■ **INFORMATION SHOWN**:
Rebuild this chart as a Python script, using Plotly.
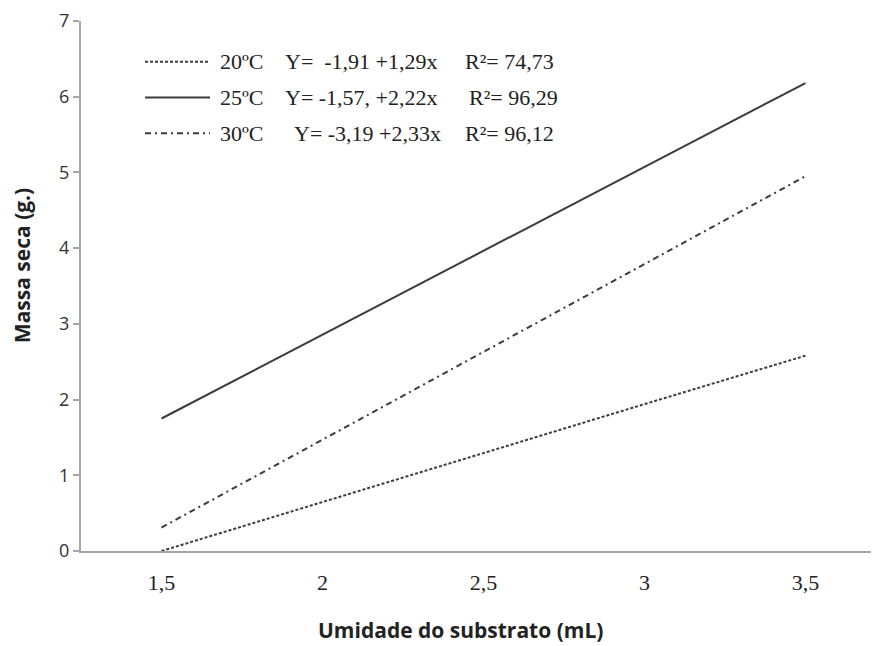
import plotly.graph_objects as go

categories = ["1,5", "2", "2,5", "3", "3,5"]
y_20 = [0.0, 0.65, 1.29, 1.94, 2.58]
y_25 = [1.75, 2.86, 3.97, 5.08, 6.18]
y_30 = [0.31, 1.47, 2.63, 3.79, 4.95]

series_names = ["20ºC", "25ºC", "30ºC"]
equations = ["Y=  -1,91 +1,29x", "Y= -1,57, +2,22x", "Y= -3,19 +2,33x"]
r2_labels = ["R²= 74,73", "R²= 96,29", "R²= 96,12"]
y_ticks = [0, 1, 2, 3, 4, 5, 6, 7]

LINE = "#3c3c3c"
AXIS = "#a6a6a6"
dashes = ["3px,2px", "solid", "6px,4px,2px,4px"]

# page body has an 8px margin; figure sized so that the window shows it like the reference
OFF = 8
W, H = 879 - OFF, 646 - OFF
L, T, B, R = 81 - OFF, 17 - OFF, 95, 0
pw, ph = W - L - R, H - T - B


def px(x):  # window pixel -> paper
    return (x - OFF - L) / pw


def py(y):
    return (H - B - (y - OFF)) / ph


fig = go.Figure()
for name, ys, d in zip(series_names, [y_20, y_25, y_30], dashes):
    fig.add_trace(go.Scatter(x=categories, y=ys, mode="lines", name=name,
                             line=dict(color=LINE, width=2, dash=d)))

shapes = []
annotations = []
row_y = [58, 94, 130]
eq_x = [283, 283, 292]
r2_x = [463, 467, 463]
for i in range(3):
    shapes.append(dict(type="line", xref="paper", yref="paper",
                       x0=px(145), x1=px(210), y0=py(row_y[i]), y1=py(row_y[i]),
                       line=dict(color=LINE, width=2, dash=dashes[i])))
    for txt, xx in [(series_names[i], 218), (equations[i], eq_x[i]), (r2_labels[i], r2_x[i])]:
        annotations.append(dict(text=txt, xref="paper", yref="paper", x=px(xx), y=py(row_y[i]),
                                xanchor="left", yanchor="middle", showarrow=False,
                                font=dict(family="Liberation Serif", size=22, color="#222")))

annotations.append(dict(text="<b>Massa seca (g.)</b>", xref="paper", yref="paper",
                        x=px(22), y=py(264), textangle=-90, showarrow=False,
                        xanchor="center", yanchor="middle",
                        font=dict(family="Open Sans", size=21, color="#222")))
annotations.append(dict(text="<b>Umidade do substrato (mL)</b>", xref="paper", yref="paper",
                        x=px(460), y=py(631), showarrow=False,
                        xanchor="center", yanchor="middle",
                        font=dict(family="Open Sans", size=21, color="#222")))

fig.update_layout(
    width=W, height=H,
    margin=dict(l=L, r=R, t=T, b=B),
    plot_bgcolor="white", paper_bgcolor="white",
    showlegend=False,
    shapes=shapes, annotations=annotations,
    xaxis=dict(type="category", categoryorder="array", categoryarray=categories,
               range=[-0.5, -0.5 + pw / 161.0],
               showline=True, linecolor=AXIS, linewidth=2, showgrid=False, zeroline=False,
               ticks="", ticklabelstandoff=11,
               tickfont=dict(family="Liberation Serif", size=22, color="#222")),
    yaxis=dict(range=[0, 7], tickvals=y_ticks, ticktext=[str(v) for v in y_ticks],
               showline=True, linecolor=AXIS, linewidth=2, showgrid=False, zeroline=False,
               ticks="outside", ticklen=6, tickcolor=AXIS, tickwidth=1.5,
               ticklabeloverflow="allow",
               tickfont=dict(family="Open Sans", size=18, color="#333")),
)

fig.write_html("out.html")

■ **BRIEF**: Reproduce the whole listing word for word, setting aside any pictures.

■ **RESPONSE**:
Rebuild this chart as a Python script, using Plotly.
import plotly.graph_objects as go

categories = ["1,5", "2", "2,5", "3", "3,5"]
y_20 = [0.0, 0.65, 1.29, 1.94, 2.58]
y_25 = [1.75, 2.86, 3.97, 5.08, 6.18]
y_30 = [0.31, 1.47, 2.63, 3.79, 4.95]

series_names = ["20ºC", "25ºC", "30ºC"]
equations = ["Y=  -1,91 +1,29x", "Y= -1,57, +2,22x", "Y= -3,19 +2,33x"]
r2_labels = ["R²= 74,73", "R²= 96,29", "R²= 96,12"]
y_ticks = [0, 1, 2, 3, 4, 5, 6, 7]

LINE = "#3c3c3c"
AXIS = "#a6a6a6"
dashes = ["3px,2px", "solid", "6px,4px,2px,4px"]

# page body has an 8px margin; figure sized so that the window shows it like the reference
OFF = 8
W, H = 879 - OFF, 646 - OFF
L, T, B, R = 81 - OFF, 17 - OFF, 95, 0
pw, ph = W - L - R, H - T - B


def px(x):  # window pixel -> paper
    return (x - OFF - L) / pw


def py(y):
    return (H - B - (y - OFF)) / ph


fig = go.Figure()
for name, ys, d in zip(series_names, [y_20, y_25, y_30], dashes):
    fig.add_trace(go.Scatter(x=categories, y=ys, mode="lines", name=name,
                             line=dict(color=LINE, width=2, dash=d)))

shapes = []
annotations = []
row_y = [58, 94, 130]
eq_x = [283, 283, 292]
r2_x = [463, 467, 463]
for i in range(3):
    shapes.append(dict(type="line", xref="paper", yref="paper",
                       x0=px(145), x1=px(210), y0=py(row_y[i]), y1=py(row_y[i]),
                       line=dict(color=LINE, width=2, dash=dashes[i])))
    for txt, xx in [(series_names[i], 218), (equations[i], eq_x[i]), (r2_labels[i], r2_x[i])]:
        annotations.append(dict(text=txt, xref="paper", yref="paper", x=px(xx), y=py(row_y[i]),
                                xanchor="left", yanchor="middle", showarrow=False,
                                font=dict(family="Liberation Serif", size=22, color="#222")))

annotations.append(dict(text="<b>Massa seca (g.)</b>", xref="paper", yref="paper",
                        x=px(22), y=py(264), textangle=-90, showarrow=False,
                        xanchor="center", yanchor="middle",
                        font=dict(family="Open Sans", size=21, color="#222")))
annotations.append(dict(text="<b>Umidade do substrato (mL)</b>", xref="paper", yref="paper",
                        x=px(460), y=py(631), showarrow=False,
                        xanchor="center", yanchor="middle",
                        font=dict(family="Open Sans", size=21, color="#222")))

fig.update_layout(
    width=W, height=H,
    margin=dict(l=L, r=R, t=T, b=B),
    plot_bgcolor="white", paper_bgcolor="white",
    showlegend=False,
    shapes=shapes, annotations=annotations,
    xaxis=dict(type="category", categoryorder="array", categoryarray=categories,
               range=[-0.5, -0.5 + pw / 161.0],
               showline=True, linecolor=AXIS, linewidth=2, showgrid=False, zeroline=False,
               ticks="", ticklabelstandoff=11,
               tickfont=dict(family="Liberation Serif", size=22, color="#222")),
    yaxis=dict(range=[0, 7], tickvals=y_ticks, ticktext=[str(v) for v in y_ticks],
               showline=True, linecolor=AXIS, linewidth=2, showgrid=False, zeroline=False,
               ticks="outside", ticklen=6, tickcolor=AXIS, tickwidth=1.5,
               ticklabeloverflow="allow",
               tickfont=dict(family="Open Sans", size=18, color="#333")),
)

fig.write_html("out.html")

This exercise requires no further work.